# Charts and diagrams as code
**********
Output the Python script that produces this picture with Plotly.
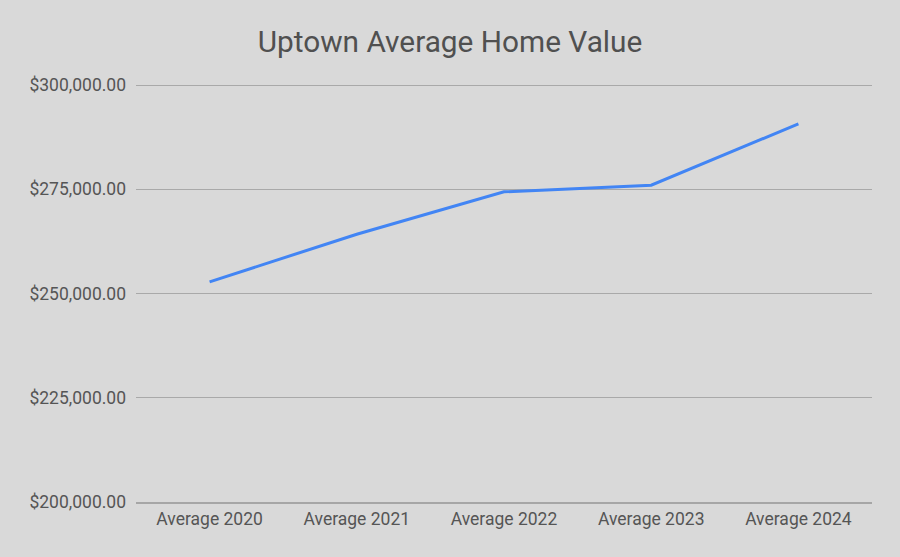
import plotly.graph_objects as go

categories = ["Average 2020", "Average 2021", "Average 2022", "Average 2023", "Average 2024"]
values = [252780, 264200, 274380, 275960, 290680]
y_ticks = [200000, 225000, 250000, 275000, 300000]
y_tick_labels = ["$200,000.00", "$225,000.00", "$250,000.00", "$275,000.00", "$300,000.00"]

BG = "#d9d9d9"
TXT = "#555555"

fig = go.Figure()
fig.add_trace(go.Scatter(
    x=categories, y=values, mode="lines",
    line=dict(color="#4285F4", width=3),
    showlegend=False, hoverinfo="skip",
))

fig.update_layout(
    width=900, height=557,
    paper_bgcolor=BG, plot_bgcolor=BG,
    margin=dict(l=136, r=28, t=84, b=55),
    font=dict(family="Roboto", color=TXT, size=17.5),
    title=dict(text="Uptown Average Home Value", x=0.5, xanchor="center",
               y=1 - 42 / 557, yanchor="middle", yref="container",
               font=dict(family="Roboto", size=29.8, color="#505050")),
)
fig.update_xaxes(
    type="category", range=[-0.5, 4.5], showgrid=False, zeroline=False,
    showline=True, linecolor="#a6a6a6", linewidth=2,
    ticks="", ticklabelstandoff=0,
    tickfont=dict(size=17.5, color=TXT),
)
fig.update_yaxes(
    range=[199950, 300250], tickvals=y_ticks, ticktext=y_tick_labels,
    showgrid=True, gridcolor="#a9a9a9", gridwidth=1, zeroline=False,
    showline=False, ticks="", ticklabelstandoff=9,
    tickfont=dict(size=17.5, color=TXT),
)

fig.write_html("out.html", config={"displayModeBar": False},
               post_script="document.body.style.margin='0';")
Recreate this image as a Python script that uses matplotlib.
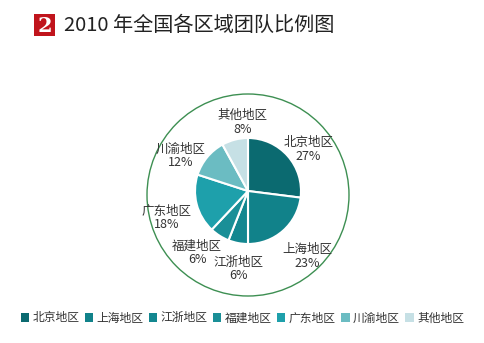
import numpy as np
import matplotlib.pyplot as plt
from matplotlib.patches import Circle, Rectangle, Patch

plt.rcParams['font.family'] = ['Noto Sans CJK SC', 'DejaVu Sans']

# regional share of teams, 2010
regions = ['北京地区', '上海地区', '江浙地区', '福建地区', '广东地区', '川渝地区', '其他地区']
shares = [27, 23, 6, 6, 18, 12, 8]
colors = ['#0b6a70', '#11828a', '#138790', '#1a8f97', '#1ea0ab', '#6bbcc2', '#c6e0e5']
title = '2010 年全国各区域团队比例图'

fig = plt.figure(figsize=(4.85, 3.43), dpi=100)
# axes in pixel units, y pointing down
ax = fig.add_axes([0, 0, 1, 1])

cx, cy, R = 248, 191, 53
# y axis is inverted, so start at -90 and run counterclockwise in data terms
wedges, _ = ax.pie(shares, colors=colors, startangle=-90, counterclock=True,
                   center=(cx, cy), radius=R, frame=True,
                   wedgeprops=dict(edgecolor='white', linewidth=1.5))
ax.set_xlim(0, 485)
ax.set_ylim(343, 0)
ax.set_aspect('equal')
ax.axis('off')

# outer ring
ax.add_patch(Circle((cx, 195), 101, fill=False, edgecolor='#3d8f52', linewidth=1))

# labels around the pie: radial factor and angle tweak per slice
label_r = [1.38, 1.67, 1.48, 1.51, 1.62, 1.44, 1.30]
label_da = [-7, 1, 4, -7, 4, 12, -10]
start = 90.0
for name, v, r, da in zip(regions, shares, label_r, label_da):
    mid = start - v * 3.6 / 2
    start -= v * 3.6
    a = np.deg2rad(mid + da)
    x = cx + R * r * np.cos(a)
    y = cy - R * r * np.sin(a)
    ax.text(x, y, f'{name}\n{v}%', ha='center', va='center', fontsize=9,
            color='#333333', linespacing=1.05)

# title with red number badge
ax.add_patch(Rectangle((34, 14), 21, 22, facecolor='#c0141c', edgecolor='none'))
ax.text(44.5, 25.5, '2', ha='center', va='center', fontsize=15, color='white',
        fontweight='bold', family='DejaVu Serif')
ax.text(64, 25, title, ha='left', va='center', fontsize=14.5, color='#222222')

handles = [Patch(facecolor=c, edgecolor='none') for c in colors]
fig.legend(handles, regions, loc='center', bbox_to_anchor=(0.5, 1 - 318 / 343),
           ncol=7, frameon=False, fontsize=8.5, handlelength=0.7, handleheight=0.7,
           handletextpad=0.3, columnspacing=0.45, labelcolor='#333333')

fig.savefig('out.png', dpi=100, facecolor='white')
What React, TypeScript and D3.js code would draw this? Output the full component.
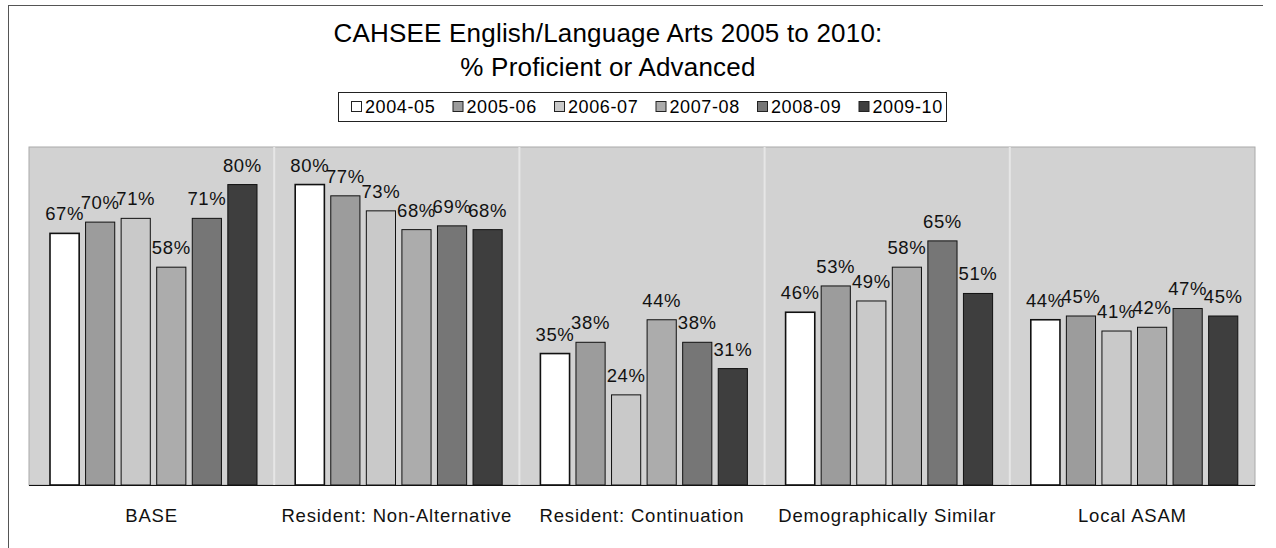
import React from "react";
import * as d3 from "d3";

const categories = [
  "BASE",
  "Resident: Non-Alternative",
  "Resident: Continuation",
  "Demographically Similar",
  "Local ASAM",
];
const seriesNames = ["2004-05", "2005-06", "2006-07", "2007-08", "2008-09", "2009-10"];
const s0405 = [67, 80, 35, 46, 44];
const s0506 = [70, 77, 38, 53, 45];
const s0607 = [71, 73, 24, 49, 41];
const s0708 = [58, 68, 44, 58, 42];
const s0809 = [71, 69, 38, 65, 47];
const s0910 = [80, 68, 31, 51, 45];
const seriesValues = [s0405, s0506, s0607, s0708, s0809, s0910];
const seriesColors = ["#ffffff", "#9c9c9c", "#c9c9c9", "#acacac", "#767676", "#3e3e3e"];

const FONT = "'Liberation Sans', Arial, sans-serif";

export default function App() {
  const width = 1276;
  const height = 548;
  const plot = { left: 29, right: 1255, top: 147, bottom: 485 };

  const x0 = d3.scaleBand().domain(categories).range([plot.left, plot.right]);
  const x1 = d3
    .scaleBand()
    .domain(seriesNames)
    .range([21, 228])
    .paddingInner(0.18);
  const y = d3.scaleLinear().domain([0, 90]).range([plot.bottom, plot.top]);

  const legendStep = 101.5;
  const legendX = 351;

  return (
    <svg
      width={width}
      height={height}
      style={{ position: "absolute", left: 0, top: 0, background: "#fff" }}
      fontFamily={FONT}
    >
      {/* outer frame */}
      <line x1={8} x2={1263} y1={5.5} y2={5.5} stroke="#555" />
      <line x1={8.5} x2={8.5} y1={5} y2={548} stroke="#555" />

      {/* title */}
      <text x={608} y={42} textAnchor="middle" fontSize={26} letterSpacing={0.2}>
        CAHSEE English/Language Arts 2005 to 2010:
      </text>
      <text x={608} y={76} textAnchor="middle" fontSize={26} letterSpacing={0.2}>
        % Proficient or Advanced
      </text>

      {/* legend */}
      <rect x={338.5} y={92.5} width={608} height={29} fill="#fff" stroke="#222" />
      {seriesNames.map((s, i) => (
        <g key={s} transform={`translate(${legendX + i * legendStep},0)`}>
          <rect x={0.5} y={101.5} width={10} height={10} fill={seriesColors[i]} stroke="#222" />
          <text x={14} y={113} fontSize={18} letterSpacing={0.6}>
            {s}
          </text>
        </g>
      ))}

      {/* plot area */}
      <rect
        x={plot.left}
        y={plot.top}
        width={plot.right - plot.left}
        height={plot.bottom - plot.top}
        fill="#d2d2d2"
        stroke="#aaa"
      />
      {categories.slice(1).map((c) => (
        <line
          key={c}
          x1={x0(c)}
          x2={x0(c)}
          y1={plot.top}
          y2={plot.bottom}
          stroke="#e6e6e6"
          strokeWidth={2}
        />
      ))}

      {/* bars */}
      {categories.map((c, ci) => (
        <g key={c} transform={`translate(${x0(c)},0)`}>
          {seriesNames.map((s, si) => {
            const v = seriesValues[si][ci];
            return (
              <rect
                key={s}
                x={x1(s)}
                y={y(v)}
                width={x1.bandwidth()}
                height={plot.bottom - y(v)}
                fill={seriesColors[si]}
                stroke="#111"
                strokeWidth={si === 0 ? 1.6 : 1}
              />
            );
          })}
          {seriesNames.map((s, si) => {
            const v = seriesValues[si][ci];
            return (
              <text
                key={s}
                x={(x1(s) ?? 0) + x1.bandwidth() / 2}
                y={y(v) - 13}
                textAnchor="middle"
                fontSize={18.5}
                letterSpacing={0.6}
                fill="#111"
              >
                {v}%
              </text>
            );
          })}
        </g>
      ))}

      {/* x axis */}
      <line x1={plot.left} x2={plot.right} y1={plot.bottom + 0.5} y2={plot.bottom + 0.5} stroke="#111" />
      {categories.map((c) => (
        <text
          key={c}
          x={(x0(c) ?? 0) + x0.bandwidth() / 2}
          y={522}
          textAnchor="middle"
          fontSize={18.5}
          letterSpacing={0.8}
          fill="#111"
        >
          {c}
        </text>
      ))}
    </svg>
  );
}
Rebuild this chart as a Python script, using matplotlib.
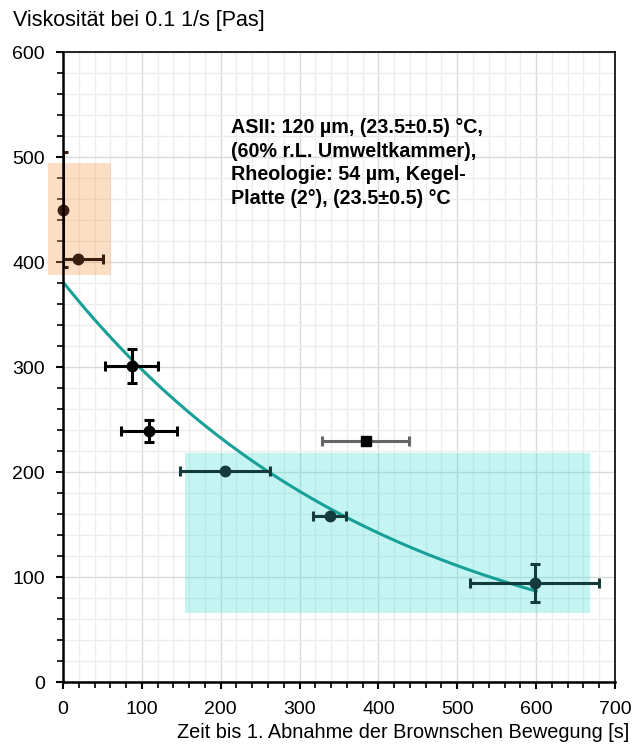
import matplotlib
matplotlib.use("Agg")
import matplotlib.pyplot as plt
import numpy as np
from matplotlib.patches import Rectangle
from matplotlib.ticker import MultipleLocator

plt.rcParams['font.family'] = ['Liberation Sans', 'DejaVu Sans']

# --- data ---
x_brown = [0, 19]
y_brown = [450, 403]
xerr_brown = [0, 32]
yerr_brown = [55, 0]

x_black = [87, 109]
y_black = [301, 239]
xerr_black = [34, 35]
yerr_black = [16, 10.5]

x_teal = [205, 338, 598]
y_teal = [201, 158, 94]
xerr_teal = [57, 21.5, 82]
yerr_teal = [0, 0, 18]

x_grey = [384]
y_grey = [229.5]
xerr_grey = [55]

# exponential fit parameters: y = A * exp(-x / tau), x in [0, 600]
fit_A = 381
fit_tau = 405
fit_xmax = 600

# highlighted regions (x0, x1, y0, y1)
region_orange = (-19, 61, 388, 494)
region_cyan = (155, 669, 66, 218)

fig = plt.figure(figsize=(6.32, 7.44), dpi=100)
ax = fig.add_axes([0.0997, 0.0833, 0.8733, 0.8467])

ax.set_xlim(0, 700)
ax.set_ylim(0, 600)
ax.xaxis.set_major_locator(MultipleLocator(100))
ax.xaxis.set_minor_locator(MultipleLocator(20))
ax.yaxis.set_major_locator(MultipleLocator(100))
ax.yaxis.set_minor_locator(MultipleLocator(20))
ax.grid(which='major', color='#d9d9d9', lw=1.0, zorder=0)
ax.grid(which='minor', color='#ededed', lw=1.0, zorder=0)
ax.set_axisbelow(True)

for (x0, x1, y0, y1), c, a in [(region_orange, '#F7A15A', 0.35), (region_cyan, '#40E0D8', 0.3)]:
    ax.add_patch(Rectangle((x0, y0), x1 - x0, y1 - y0, facecolor=c, alpha=a,
                           edgecolor='none', zorder=1, clip_on=False))

xf = np.linspace(0, fit_xmax, 200)
ax.plot(xf, fit_A * np.exp(-xf / fit_tau), color='#17A098', lw=2.2, zorder=3)

ekw = dict(fmt='none', elinewidth=2.2, capsize=3.5, capthick=2.2, zorder=4)
mkw = dict(ls='none', marker='o', ms=7.5, zorder=5, clip_on=False)
for xs, ys, xe, ye, col in [(x_brown, y_brown, xerr_brown, yerr_brown, '#3B1F0E'),
                            (x_black, y_black, xerr_black, yerr_black, 'black'),
                            (x_teal, y_teal, xerr_teal, yerr_teal, '#133B3B')]:
    ax.errorbar(xs, ys, xerr=xe, yerr=ye, ecolor=col, **ekw)
    ax.plot(xs, ys, color=col, **mkw)

ax.errorbar(x_grey, y_grey, xerr=xerr_grey, fmt='none',
            ecolor='#666666', elinewidth=2.2, capsize=3.5, capthick=2.2, zorder=4)
ax.plot(x_grey, y_grey, ls='none', marker='s', ms=7, color='black', zorder=5)

for s in ['left', 'bottom', 'right', 'top']:
    ax.spines[s].set_color('black')
    ax.spines[s].set_zorder(6)
ax.spines['left'].set_linewidth(1.8)
ax.spines['bottom'].set_linewidth(1.8)
ax.spines['right'].set_linewidth(1.2)
ax.spines['top'].set_linewidth(1.2)

ax.tick_params(which='major', direction='out', length=5, width=1.5, labelsize=14)
ax.tick_params(axis='y', which='major', pad=8)
ax.tick_params(axis='x', which='major', pad=9)
ax.tick_params(which='minor', direction='out', length=4, width=1.2)

ax.text(213, 537, "ASII: 120 µm, (23.5±0.5) °C,\n(60% r.L. Umweltkammer),\nRheologie: 54 µm, Kegel-\nPlatte (2°), (23.5±0.5) °C",
        fontsize=14.2, fontweight='bold', va='top', ha='left', linespacing=1.3, zorder=5)

fig.text(0.021, 0.973, "Viskosität bei 0.1 1/s [Pas]", fontsize=15.5, ha='left', va='center')
fig.text(0.995, 0.016, "Zeit bis 1. Abnahme der Brownschen Bewegung [s]", fontsize=14.3,
         ha='right', va='center')

fig.savefig("out.png", dpi=100)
**********
# The request
Reproduce each line holding the word "with".

# Completed task
Output the Python script that produces this picture with Plotly.
# title with red number badge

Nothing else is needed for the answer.